On Hadoop, copy mr3-keystore.jks and mr3-truststore.jks to a directory on HDFS (e.g., /user/hive/lib/). On Kubernetes, copy mr3-keystore.jks and mr3-truststore.jks to the directory kubernetes/key/ in the MR3 release. Change the permission if necessary.

Step 2. Update `mr3-site.xml`

On Hadoop, extend the configuration key mr3.aux.uris in mr3-site.xml to include the path on HDFS where mr3-keystore.jks and mr3-truststore.jks reside.

<property>
  <name>mr3.aux.uris</name>
  <value>${auxuris},/user/hive/lib/mr3-keystore.jks,/user/hive/lib/mr3-truststore.jks</value>
</property>

On Kubernetes, set CREATE_KEYTAB_SECRET and CREATE_WORKER_SECRET to true in kubernetes/env.sh.

CREATE_KEYTAB_SECRET=true
CREATE_WORKER_SECRET=true

Step 3. Update `tez-site.xml`

For updating tez-site.xml, the user should consider whether the configuration key hadoop.security.credential.provider.path in core-site.xml is set to a JKS file or not. If it is set, all passwords are retrieved from the JKS file, so the user needs to set only the following configuration keys in tez-site.xml.

ssl.server.keystore.location to mr3-keystore.jks on Hadoop and /opt/mr3-run/key/mr3-keystore.jks on Kubernetes
ssl.server.truststore.location to mr3-truststore.jks on Hadoop and /opt/mr3-run/key/mr3-truststore.jks on Kubernetes
ssl.client.truststore.location to mr3-truststore.jks on Hadoop and /opt/mr3-run/key/mr3-truststore.jks on Kubernetes.

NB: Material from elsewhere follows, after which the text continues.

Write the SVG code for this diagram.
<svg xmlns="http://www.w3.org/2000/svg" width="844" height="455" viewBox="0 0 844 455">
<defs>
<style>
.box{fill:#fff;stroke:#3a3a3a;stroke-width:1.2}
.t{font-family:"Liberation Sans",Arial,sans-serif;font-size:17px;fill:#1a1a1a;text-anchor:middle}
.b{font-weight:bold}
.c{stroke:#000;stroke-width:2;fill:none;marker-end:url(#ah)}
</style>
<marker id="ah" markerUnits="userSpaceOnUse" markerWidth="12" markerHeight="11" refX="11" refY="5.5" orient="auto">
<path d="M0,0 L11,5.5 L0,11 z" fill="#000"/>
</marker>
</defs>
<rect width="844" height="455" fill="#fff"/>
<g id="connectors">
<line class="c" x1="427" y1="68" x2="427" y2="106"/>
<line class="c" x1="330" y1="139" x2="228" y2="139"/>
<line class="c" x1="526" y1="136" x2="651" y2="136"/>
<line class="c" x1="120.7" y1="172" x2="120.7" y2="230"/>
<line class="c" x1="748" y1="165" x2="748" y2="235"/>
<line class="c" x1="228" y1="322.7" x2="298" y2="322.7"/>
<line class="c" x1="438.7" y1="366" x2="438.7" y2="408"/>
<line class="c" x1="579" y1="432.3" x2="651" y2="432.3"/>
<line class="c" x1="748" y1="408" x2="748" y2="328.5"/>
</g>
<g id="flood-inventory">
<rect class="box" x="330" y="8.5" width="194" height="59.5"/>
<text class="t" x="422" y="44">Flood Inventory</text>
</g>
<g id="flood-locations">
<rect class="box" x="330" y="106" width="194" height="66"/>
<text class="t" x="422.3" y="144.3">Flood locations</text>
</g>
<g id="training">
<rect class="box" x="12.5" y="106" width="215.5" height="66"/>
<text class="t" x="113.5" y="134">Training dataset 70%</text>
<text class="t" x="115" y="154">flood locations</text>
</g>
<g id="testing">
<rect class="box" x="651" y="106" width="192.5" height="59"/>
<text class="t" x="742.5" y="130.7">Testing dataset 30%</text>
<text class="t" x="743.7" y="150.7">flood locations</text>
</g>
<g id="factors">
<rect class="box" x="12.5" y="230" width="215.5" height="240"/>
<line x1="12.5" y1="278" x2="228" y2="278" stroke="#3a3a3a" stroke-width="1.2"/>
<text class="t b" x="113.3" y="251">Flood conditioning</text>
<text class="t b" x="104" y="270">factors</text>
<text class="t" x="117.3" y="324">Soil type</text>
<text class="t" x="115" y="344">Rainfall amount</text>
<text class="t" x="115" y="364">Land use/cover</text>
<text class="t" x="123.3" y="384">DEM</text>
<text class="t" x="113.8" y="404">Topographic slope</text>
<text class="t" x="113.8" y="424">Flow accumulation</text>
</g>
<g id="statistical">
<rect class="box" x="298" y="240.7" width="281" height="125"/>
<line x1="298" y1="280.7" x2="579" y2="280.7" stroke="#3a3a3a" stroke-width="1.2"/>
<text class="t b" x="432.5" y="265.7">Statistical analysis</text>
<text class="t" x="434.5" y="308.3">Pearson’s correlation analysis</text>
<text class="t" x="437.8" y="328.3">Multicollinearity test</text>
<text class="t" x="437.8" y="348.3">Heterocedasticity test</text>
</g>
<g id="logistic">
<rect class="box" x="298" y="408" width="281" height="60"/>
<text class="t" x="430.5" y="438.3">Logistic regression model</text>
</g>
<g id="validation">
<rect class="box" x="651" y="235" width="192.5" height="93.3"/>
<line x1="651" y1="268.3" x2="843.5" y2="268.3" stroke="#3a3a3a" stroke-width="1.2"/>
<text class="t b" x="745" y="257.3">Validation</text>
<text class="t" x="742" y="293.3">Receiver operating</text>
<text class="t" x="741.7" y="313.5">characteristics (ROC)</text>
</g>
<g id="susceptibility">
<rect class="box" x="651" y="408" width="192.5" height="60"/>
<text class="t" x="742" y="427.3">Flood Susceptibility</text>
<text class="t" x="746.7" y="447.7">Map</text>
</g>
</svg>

If it is not set, all passwords should be provided in text, so the user needs to set the following configuration keys as well.

ssl.server.keystore.password to the KeyStore password
ssl.server.truststore.password to the TrustStore password
ssl.client.truststore.password to the TrusStore password

Finally the user should set the following configuration keys to enable secure shuffle.

<property>
  <name>tez.runtime.shuffle.ssl.enable</name>
  <value>true</value>
</property>

<property>
  <name>tez.runtime.shuffle.keep-alive.enabled</name>
  <value>true</value>
</property>

On old versions of Kubernetes, the shuffle handler may occasionally cause fetch-failures after generating SSLException. In such a case, the user may observe VertexReruns due to fetch-failures.

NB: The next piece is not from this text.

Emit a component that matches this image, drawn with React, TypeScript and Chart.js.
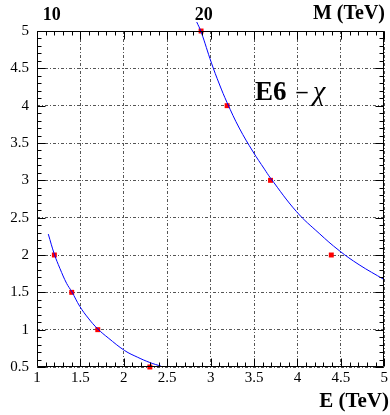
import React, { useEffect, useRef } from "react";
import { Chart, registerables } from "chart.js";
Chart.register(...registerables);

const lowerCurveE = [1.13, 1.2, 1.264, 1.341, 1.4, 1.494, 1.59, 1.7, 1.82, 2.01, 2.16, 2.3, 2.43];
const lowerCurveY = [2.28, 2.01, 1.82, 1.62, 1.51, 1.31, 1.155, 1.01, 0.89, 0.72, 0.63, 0.56, 0.51];
const upperCurveE = [2.84, 2.89, 3.01, 3.1, 3.19, 3.33, 3.49, 3.62, 3.69, 3.99, 4.25, 4.48, 4.71, 5.0];
const upperCurveY = [5.12, 4.99, 4.57, 4.29, 4.04, 3.7, 3.38, 3.15, 3.03, 2.58, 2.29, 2.06, 1.87, 1.67];
const pointsE = [1.2, 1.4, 1.7, 2.3, 2.89, 3.19, 3.69, 4.39];
const pointsY = [2.0, 1.5, 1.0, 0.5, 5.0, 4.0, 3.0, 2.0];
const topLabels = ["10", "20"];
const topLabelE = [1.17, 2.92];
const xTitle = "E (TeV)";
const topTitle = "M (TeV)";
const modelLabelMain = "E6";
const modelLabelDash = "\u2013";
const modelLabelGreek = "\u03c7";

const SERIF = "'Liberation Serif', 'DejaVu Serif', serif";

const decor = {
  id: "decor",
  afterDraw(chart: any) {
    const { ctx, chartArea: a, scales } = chart;
    const x = scales.x;
    const y = scales.y;
    ctx.save();
    ctx.strokeStyle = "#000";
    ctx.lineWidth = 1;
    ctx.setLineDash([]);
    const L = Math.round(a.left) + 0.5;
    const R = Math.round(a.right) - 0.5;
    const T = Math.round(a.top) + 0.5;
    const B = Math.round(a.bottom) - 0.5;
    ctx.beginPath();
    ctx.rect(L, T, R - L, B - T);
    ctx.stroke();
    ctx.beginPath();
    for (let i = 10; i <= 50; i++) {
      const px = Math.round(x.getPixelForValue(i / 10)) + 0.5;
      const len = i % 5 === 0 ? 8 : 4;
      ctx.moveTo(px, B);
      ctx.lineTo(px, B - len);
      ctx.moveTo(px, T);
      ctx.lineTo(px, T + len);
    }
    for (let i = 5; i <= 50; i++) {
      const py = Math.round(y.getPixelForValue(i / 10)) + 0.5;
      const len = i % 5 === 0 ? 8 : 4;
      ctx.moveTo(L, py);
      ctx.lineTo(L + len, py);
      ctx.moveTo(R, py);
      ctx.lineTo(R - len, py);
    }
    ctx.stroke();

    ctx.fillStyle = "#000";
    ctx.textBaseline = "alphabetic";
    ctx.font = `bold 18px ${SERIF}`;
    ctx.textAlign = "center";
    topLabels.forEach((t, i) => {
      ctx.fillText(t, x.getPixelForValue(topLabelE[i]), 20);
    });
    ctx.font = `bold 20px ${SERIF}`;
    ctx.textAlign = "right";
    ctx.fillText(topTitle, 385, 19);
    ctx.font = `bold 21px ${SERIF}`;
    ctx.fillText(xTitle, 389, 407);
    ctx.textAlign = "left";
    ctx.font = `bold 27px ${SERIF}`;
    ctx.fillText(modelLabelMain, 255, 100);
    ctx.textAlign = "center";
    ctx.font = `bold 22px ${SERIF}`;
    ctx.fillText(modelLabelDash, 302, 98);
    ctx.textAlign = "left";
    ctx.font = `italic 28px ${SERIF}`;
    ctx.fillText(modelLabelGreek, 313, 100);
    ctx.restore();
  },
};

export default function App() {
  const ref = useRef<HTMLCanvasElement>(null);
  useEffect(() => {
    if (!ref.current) return;
    const chart = new Chart(ref.current, {
      type: "scatter",
      data: {
        datasets: [
          {
            label: "lower",
            data: lowerCurveE.map((e, i) => ({ x: e, y: lowerCurveY[i] })),
            showLine: true,
            borderColor: "#0000ff",
            borderWidth: 1,
            pointRadius: 0,
            tension: 0.4,
            clip: false as any,
          },
          {
            label: "upper",
            data: upperCurveE.map((e, i) => ({ x: e, y: upperCurveY[i] })),
            showLine: true,
            borderColor: "#0000ff",
            borderWidth: 1,
            pointRadius: 0,
            tension: 0.4,
            clip: false as any,
          },
          {
            label: "points",
            data: pointsE.map((e, i) => ({ x: e, y: pointsY[i] })),
            showLine: false,
            pointStyle: "rect",
            pointRadius: 3.5,
            backgroundColor: "#ff0000",
            borderColor: "#ff0000",
            borderWidth: 0,
            clip: false as any,
          },
        ],
      },
      options: {
        animation: false,
        responsive: false,
        maintainAspectRatio: false,
        layout: { padding: { top: 31, right: 5, left: 0, bottom: 0 } },
        plugins: { legend: { display: false }, tooltip: { enabled: false } },
        scales: {
          x: {
            type: "linear",
            min: 1,
            max: 5,
            afterFit: (s: any) => {
              s.height = 48;
            },
            ticks: {
              stepSize: 0.5,
              color: "#000",
              font: { family: SERIF, size: 15 },
              padding: 2,
              maxRotation: 0,
              callback: (v: any) => String(v),
            },
            grid: {
              color: "#555",
              lineWidth: 1,
              drawTicks: false,
            },
            border: { display: false, dash: [3, 2, 1, 2] },
          },
          y: {
            type: "linear",
            min: 0.5,
            max: 5,
            afterFit: (s: any) => {
              s.width = 37;
            },
            ticks: {
              stepSize: 0.5,
              color: "#000",
              font: { family: SERIF, size: 15 },
              padding: 8,
              callback: (v: any) => String(v),
            },
            grid: {
              color: "#555",
              lineWidth: 1,
              drawTicks: false,
            },
            border: { display: false, dash: [3, 2, 1, 2] },
          },
        },
      },
      plugins: [decor],
    });
    return () => chart.destroy();
  }, []);
  return (
    <div style={{ position: "fixed", left: 0, top: 0, width: 390, height: 415, background: "#fff" }}>
      <canvas ref={ref} width={390} height={415} style={{ width: 390, height: 415 }} />
    </div>
  );
}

Running shuffle handlers in a separate process on Kubernetes

In order to run shuffle handlers in a separate process inside a ContainerWorker Pod, the user should set three configuration keys in mr3-site.xml.

Set mr3.use.daemon.shufflehandler to zero. Then the process for ContainerWorker itself does not create threads for shuffle handlers, and a separate process for shuffle handlers is created.
Set mr3.k8s.shuffle.process.ports to a comma-separated list of port numbers. Then MR3 creates a shuffle handler for each port number in the separate process for shuffle handlers. For example, if it is set to 15500,15510,15520,15530,15540, MR3 creates 5 shuffle handlers with port number 15500 to 15540.
Set mr3.k8s.shufflehandler.process.memory.mb to the size of memory in MB for the process for shuffle handlers. The default value is 1024.

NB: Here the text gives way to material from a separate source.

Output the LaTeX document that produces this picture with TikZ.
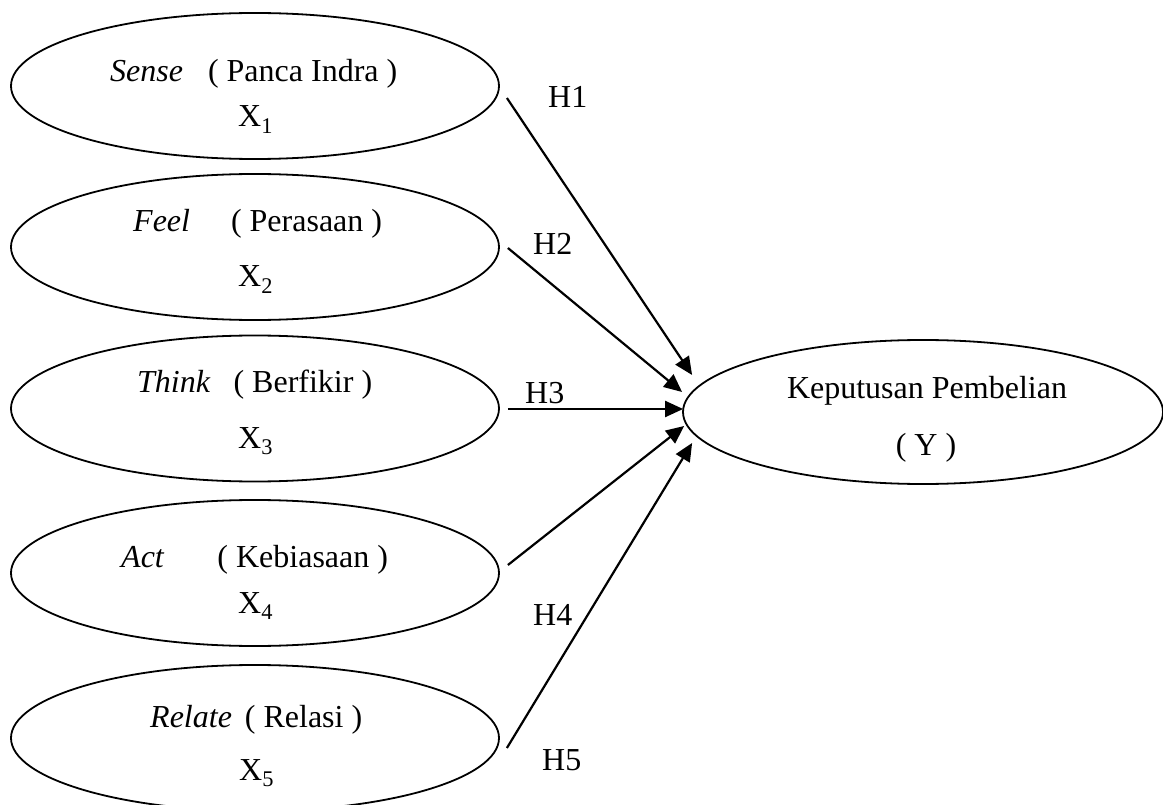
\documentclass[tikz,border=0pt]{standalone}
\usepackage{fontspec}
\setmainfont{Liberation Serif}
\usetikzlibrary{shapes.geometric,arrows.meta,calc}
\begin{document}
\begin{tikzpicture}[x=1pt,y=-1pt,
  oval/.style={draw,ellipse,line width=1.8pt,inner sep=0pt,minimum width=488pt,minimum height=146pt},
  lbl/.style={font=\fontsize{32}{38}\selectfont,inner sep=0pt,anchor=base west},
  lblc/.style={font=\fontsize{32}{38}\selectfont,inner sep=0pt,anchor=base},
  arr/.style={line width=2.2pt,-{Triangle[length=18pt,width=16pt]}}]
\useasboundingbox (0,0) rectangle (1163,805);
\fill[white] (0,0) rectangle (1163,805);
% left ellipses
\node[oval] (e1) at (255,86) {};
\node[oval] (e2) at (255,247) {};
\node[oval] (e3) at (255,408.5) {};
\node[oval] (e4) at (255,573) {};
\node[oval] (e5) at (255,738) {};
\node[oval,minimum width=480pt,minimum height=144pt] (y) at (923,412) {};
% texts
\node[lbl] (t1a) at (110,82) {\textit{Sense}\hspace{25pt}( Panca Indra )};
\node[lbl] (t1b) at (238,127) {X\textsubscript{1}};
\node[lbl] (t2a) at (133,232) {\textit{Feel}\hspace{41pt}( Perasaan )};
\node[lbl] (t2b) at (238,287) {X\textsubscript{2}};
\node[lbl] (t3a) at (137,392) {\textit{Think}\hspace{23pt}( Berfikir )};
\node[lbl] (t3b) at (238,448) {X\textsubscript{3}};
\node[lbl] (t4a) at (121,567) {\textit{Act}\hspace{53pt}( Kebiasaan )};
\node[lbl] (t4b) at (238,613) {X\textsubscript{4}};
\node[lbl] (t5a) at (150,727) {\textit{Relate}\hspace{13pt}( Relasi )};
\node[lbl] (t5b) at (239,780) {X\textsubscript{5}};
\node[lblc] (ya) at (927,398) {Keputusan Pembelian};
\node[lblc] (yb) at (926,455) {( Y )};
% hypothesis labels
\node[lbl] (h1) at (548,108) {H1};
\node[lbl] (h2) at (533,255) {H2};
\node[lbl] (h3) at (525,403) {H3};
\node[lbl] (h4) at (533,625) {H4};
\node[lbl] (h5) at (542,770) {H5};
% connectors
\draw[arr] ($(e1.east)+(7,12)$) -- ($(y.west)+(10,-37)$);
\draw[arr] ($(e2.east)+(8,1)$) -- ($(y.west)+(0,-20)$);
\draw[arr] ($(e3.east)+(8,0.5)$) -- ($(y.west)+(1,-3)$);
\draw[arr] ($(e4.east)+(8,-8)$) -- ($(y.west)+(2,14)$);
\draw[arr] ($(e5.east)+(7,10)$) -- ($(y.west)+(10,31)$);
\end{tikzpicture}
\end{document}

The port numbers specified by the configuration key mr3.k8s.shuffle.process.ports should not conflict with those already in use inside a ContainerWorker Pod. Usually port numbers in the range of 10000 and above are safe to use. Since every ContainerWorker Pod is assigned a unique IP address, no conflict arises between different ContainerWorker Pods, whether they run on the same physical node or not.